Chères Consœurs, Chers Confrères,

Pour manifester son soutien au mouvement de grève des médecins le 14 février 2023, le CDOM 95 apposera une banderole en façade de ses locaux, et sera présent à la manifestation ce même jour à Paris.

Le 14 février 2023 marque le premier jour d’examen au Sénat de la loi « RIST ». Adoptée en première lecture par l’Assemblée nationale, sans opposition parlementaire, cette loi vise principalement à proposer des solutions à la pénurie de médecins traitants. En effet, six millions de personnes, dont 650 000 en ALD, n’ont aujourd’hui pas de médecin traitant en France.

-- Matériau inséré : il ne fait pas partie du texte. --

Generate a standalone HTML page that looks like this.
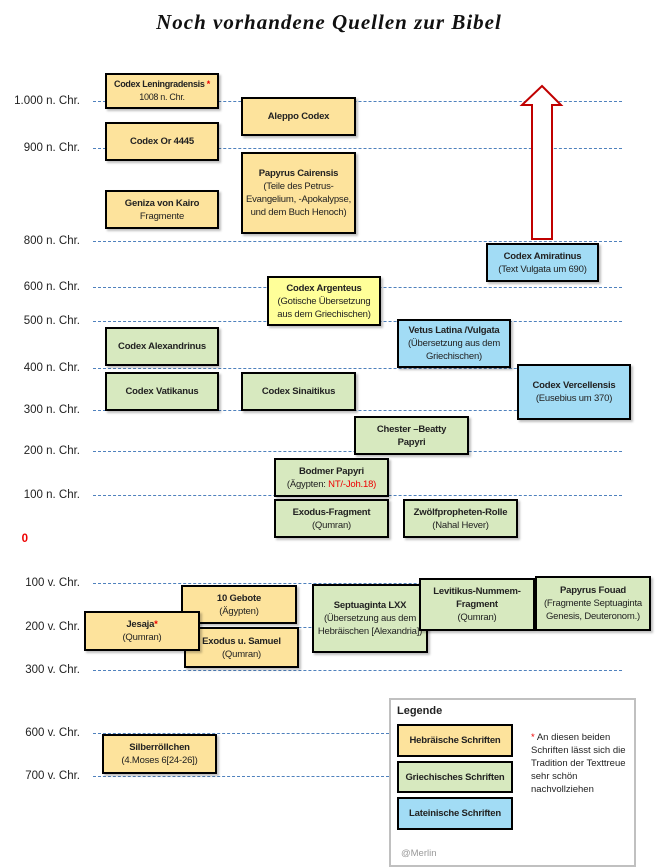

La loi « RIST » est critiquée par l’ensemble des médecins libéraux, à juste titre, principalement parce qu’elle ouvre la voie à l’accès direct et non réellement coordonné ni protocolisé en particulier aux IPA (Infirmiers en Pratique Avancée), qui seraient notamment autorisés à la primo-prescription, ainsi qu’à d’autres professions de santé (kinésithérapeutes et orthophonistes).

Pour la première fois de son histoire, le CNOM, prendra part à la mobilisation en se rendant dans les rues de la capitale le 14 février. L’instance ordinale proteste ainsi contre la désorganisation des soins qu’entraînerait la loi, si elle entrait en vigueur en l’état, ainsi que la promesse d’une médecine à deux vitesses et de la perte de chance qu’elle implique pour les patients.

Plusieurs propositions d’amendements ont été soumises par le CNOM au Sénat, dont la pierre angulaire est que le diagnostic médical et la stratégie thérapeutique restent du seul ressort des médecins, formés au moins dix années dans cet objectif. La rédaction d’un protocole organisationnel au sein des structures doit être imposée dans les textes, afin d’encadrer la notion de l’exercice coordonné par le médecin. Rappelons qu’aujourd’hui, la simple adhésion à une CPTS qualifie l’exercice par défaut de « coordonné », l’IPA, le kinésithérapeute ou l’orthophoniste adressant leur compte-rendu au médecin par simple mail sécurisé, sans autre forme de supervision, ou de délégation. Le dossier médical risque de ne devenir qu’un empilement de comptes-rendus.

Or ce n’est qu’à cette condition d’encadrement contractualisé du projet thérapeutique par le médecin que pourront être respectées les exigences de qualité, de traçabilité et de sécurité des soins par des équipes pluridisciplinaires, exigences que nous devons à nos patients.

Reste encore le point abordé dans la proposition de loi pour le moins flou de « responsabilité collective » de la PDSA (Permanence des Soins Ambulatoires), qu’il convient de définir clairement et d’encadrer.

Et concernant la rémunération valorisée des soins de proximité et des soins non programmés, quid des consultations complexes qui prennent du temps au médecin traitant ?? En marge de la loi RIST, la revalorisation globale du tarif des consultations est une attente forte de la profession, qui doit être entendue au-delà des soins non programmés.

Concrètement, la loi RIST, supposée répondre à l’attente des patients, est un leurre au progrès dans l’accès aux soins dans le secteur libéral, car elle conduit inéluctablement à un nivellement par le bas de leur qualité et dévalorise la fonction du médecin traitant. Certains pensent déjà au déconventionnement, et d’autres à la reconversion.  On ne peut écarter que les jeunes diplômés délaissent la médecine générale pour d’autres spécialités, d’autant que les contraintes géographiques à l’installation feront sans doute bientôt l’actualité dans des textes en préparation. Pour l’hôpital, même s’il est hors du champ de la loi RIST, le constat reste évidemment tout aussi préoccupant, en particulier sur le plan des ressources humaines. Les urgences sont à bout de souffle, les personnels s’épuisent, les moyens ne couvrent pas les besoins.

Pour conclure, si le Conseil National de l’Ordre des médecins défend avec vigueur le fait que le médecin doive rester la seule porte d’entrée pour établir le projet diagnostique et thérapeutique global du patient, le conseil départemental du Val d’Oise de l’Ordre des Médecins entend pour sa part soutenir sur le terrain et au quotidien l’ensemble des confrères décidés à faire valoir les critères de qualité des soins et de leur organisation, tous statuts confondus : libéraux, hospitaliers et salariés, et sera présent à la manifestation du 14 février prochain.